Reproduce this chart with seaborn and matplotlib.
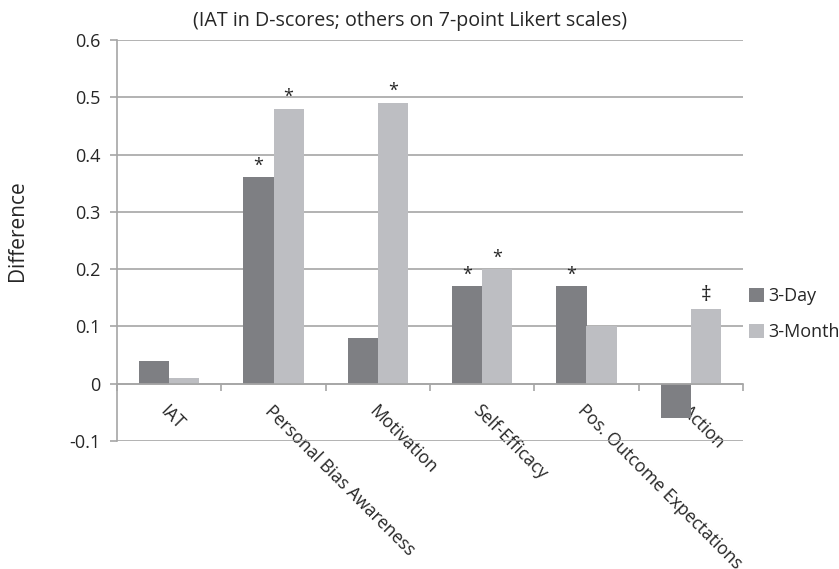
import numpy as np
import pandas as pd
import seaborn as sns
import matplotlib.pyplot as plt
from matplotlib.ticker import FixedLocator

sns.set_theme(style="white")
plt.rcParams['font.family'] = ['Open Sans', 'DejaVu Sans']

categories = ["IAT", "Personal Bias Awareness", "Motivation", "Self-Efficacy",
              "Pos. Outcome Expectations", "Action"]
series = ["3-Day", "3-Month"]
day3 = [0.04, 0.36, 0.08, 0.17, 0.17, -0.06]
month3 = [0.01, 0.48, 0.49, 0.20, 0.10, 0.13]
marks_day3 = ["", "*", "", "*", "*", ""]
marks_month3 = ["", "*", "*", "*", "", "\u2021"]

df = pd.DataFrame({
    "category": categories * 2,
    "series": [series[0]] * len(categories) + [series[1]] * len(categories),
    "value": day3 + month3,
})

grid_col = "#a6a6a6"
text_col = "#262626"
fs = 12.7

fig = plt.figure(figsize=(8.39, 5.69), dpi=100)
ax = fig.add_axes([117 / 839, 1 - 441 / 569, 626 / 839, 401 / 569])

sns.barplot(data=df, x="category", y="value", hue="series", order=categories,
            hue_order=series, palette=["#7e7f83", "#bdbec2"], width=0.58,
            saturation=1, linewidth=0, ax=ax, legend=True)

ax.set_ylim(-0.1, 0.6)
ax.set_xlim(-0.5, len(categories) - 0.5)
ax.set_yticks(np.arange(-0.1, 0.61, 0.1))
ax.set_yticklabels(["-0.1", "0", "0.1", "0.2", "0.3", "0.4", "0.5", "0.6"])
ax.yaxis.grid(True, color=grid_col, linewidth=1.2)
ax.set_axisbelow(True)
ax.tick_params(axis="y", length=5, width=1.2, color=grid_col, pad=7,
               labelsize=13, labelcolor=text_col, left=True)

for s in ["top", "right"]:
    ax.spines[s].set_visible(False)
ax.spines["left"].set_color(grid_col)
ax.spines["left"].set_linewidth(1.2)
ax.spines["bottom"].set_position(("data", 0))
ax.spines["bottom"].set_color(grid_col)
ax.spines["bottom"].set_linewidth(1.2)

ax.set_xticks(range(len(categories)))
ax.set_xticklabels(categories, rotation=-45, ha="left", va="top",
                   rotation_mode="anchor")
ax.tick_params(axis="x", which="major", length=0, pad=13, labelsize=fs,
               labelcolor=text_col)
ax.xaxis.set_minor_locator(FixedLocator(np.arange(-0.5, len(categories), 1.0)))
ax.tick_params(axis="x", which="minor", length=5, width=1.2, color=grid_col,
               bottom=True)

ax.set_xlabel("")
ax.set_ylabel("")

# significance marks
offs = 0.29 / 2
for i in range(len(categories)):
    for val, mk, dx in [(day3[i], marks_day3[i], -offs), (month3[i], marks_month3[i], offs)]:
        if mk:
            ax.annotate(mk, (i + dx, max(val, 0)), xytext=(0, 2),
                        textcoords="offset points", ha="center", va="bottom",
                        fontsize=13 if mk == "*" else 15, color=text_col)

handles, labels = ax.get_legend_handles_labels()
ax.legend(handles, labels, loc="center left", bbox_to_anchor=(733 / 839, 1 - 314 / 569),
          bbox_transform=fig.transFigure, frameon=False, fontsize=13,
          handlelength=0.8, handleheight=0.8, handletextpad=0.25,
          labelspacing=1.0, labelcolor=text_col)

fig.text(18 / 839, 1 - 231 / 569, "Difference", rotation=90, ha="center",
         va="center", fontsize=15, color=text_col)
fig.text(410 / 839, 1 - 21 / 569, "(IAT in D-scores; others on 7-point Likert scales)",
         ha="center", va="center", fontsize=14.2, color=text_col)

fig.savefig("out.png", dpi=100)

• DIRECTION
Transcribe all the lines above exactly, apart from the pictures.

• WRITTEN SOLUTION
Reproduce this chart with seaborn and matplotlib.
import numpy as np
import pandas as pd
import seaborn as sns
import matplotlib.pyplot as plt
from matplotlib.ticker import FixedLocator

sns.set_theme(style="white")
plt.rcParams['font.family'] = ['Open Sans', 'DejaVu Sans']

categories = ["IAT", "Personal Bias Awareness", "Motivation", "Self-Efficacy",
              "Pos. Outcome Expectations", "Action"]
series = ["3-Day", "3-Month"]
day3 = [0.04, 0.36, 0.08, 0.17, 0.17, -0.06]
month3 = [0.01, 0.48, 0.49, 0.20, 0.10, 0.13]
marks_day3 = ["", "*", "", "*", "*", ""]
marks_month3 = ["", "*", "*", "*", "", "\u2021"]

df = pd.DataFrame({
    "category": categories * 2,
    "series": [series[0]] * len(categories) + [series[1]] * len(categories),
    "value": day3 + month3,
})

grid_col = "#a6a6a6"
text_col = "#262626"
fs = 12.7

fig = plt.figure(figsize=(8.39, 5.69), dpi=100)
ax = fig.add_axes([117 / 839, 1 - 441 / 569, 626 / 839, 401 / 569])

sns.barplot(data=df, x="category", y="value", hue="series", order=categories,
            hue_order=series, palette=["#7e7f83", "#bdbec2"], width=0.58,
            saturation=1, linewidth=0, ax=ax, legend=True)

ax.set_ylim(-0.1, 0.6)
ax.set_xlim(-0.5, len(categories) - 0.5)
ax.set_yticks(np.arange(-0.1, 0.61, 0.1))
ax.set_yticklabels(["-0.1", "0", "0.1", "0.2", "0.3", "0.4", "0.5", "0.6"])
ax.yaxis.grid(True, color=grid_col, linewidth=1.2)
ax.set_axisbelow(True)
ax.tick_params(axis="y", length=5, width=1.2, color=grid_col, pad=7,
               labelsize=13, labelcolor=text_col, left=True)

for s in ["top", "right"]:
    ax.spines[s].set_visible(False)
ax.spines["left"].set_color(grid_col)
ax.spines["left"].set_linewidth(1.2)
ax.spines["bottom"].set_position(("data", 0))
ax.spines["bottom"].set_color(grid_col)
ax.spines["bottom"].set_linewidth(1.2)

ax.set_xticks(range(len(categories)))
ax.set_xticklabels(categories, rotation=-45, ha="left", va="top",
                   rotation_mode="anchor")
ax.tick_params(axis="x", which="major", length=0, pad=13, labelsize=fs,
               labelcolor=text_col)
ax.xaxis.set_minor_locator(FixedLocator(np.arange(-0.5, len(categories), 1.0)))
ax.tick_params(axis="x", which="minor", length=5, width=1.2, color=grid_col,
               bottom=True)

ax.set_xlabel("")
ax.set_ylabel("")

# significance marks
offs = 0.29 / 2
for i in range(len(categories)):
    for val, mk, dx in [(day3[i], marks_day3[i], -offs), (month3[i], marks_month3[i], offs)]:
        if mk:
            ax.annotate(mk, (i + dx, max(val, 0)), xytext=(0, 2),
                        textcoords="offset points", ha="center", va="bottom",
                        fontsize=13 if mk == "*" else 15, color=text_col)

handles, labels = ax.get_legend_handles_labels()
ax.legend(handles, labels, loc="center left", bbox_to_anchor=(733 / 839, 1 - 314 / 569),
          bbox_transform=fig.transFigure, frameon=False, fontsize=13,
          handlelength=0.8, handleheight=0.8, handletextpad=0.25,
          labelspacing=1.0, labelcolor=text_col)

fig.text(18 / 839, 1 - 231 / 569, "Difference", rotation=90, ha="center",
         va="center", fontsize=15, color=text_col)
fig.text(410 / 839, 1 - 21 / 569, "(IAT in D-scores; others on 7-point Likert scales)",
         ha="center", va="center", fontsize=14.2, color=text_col)

fig.savefig("out.png", dpi=100)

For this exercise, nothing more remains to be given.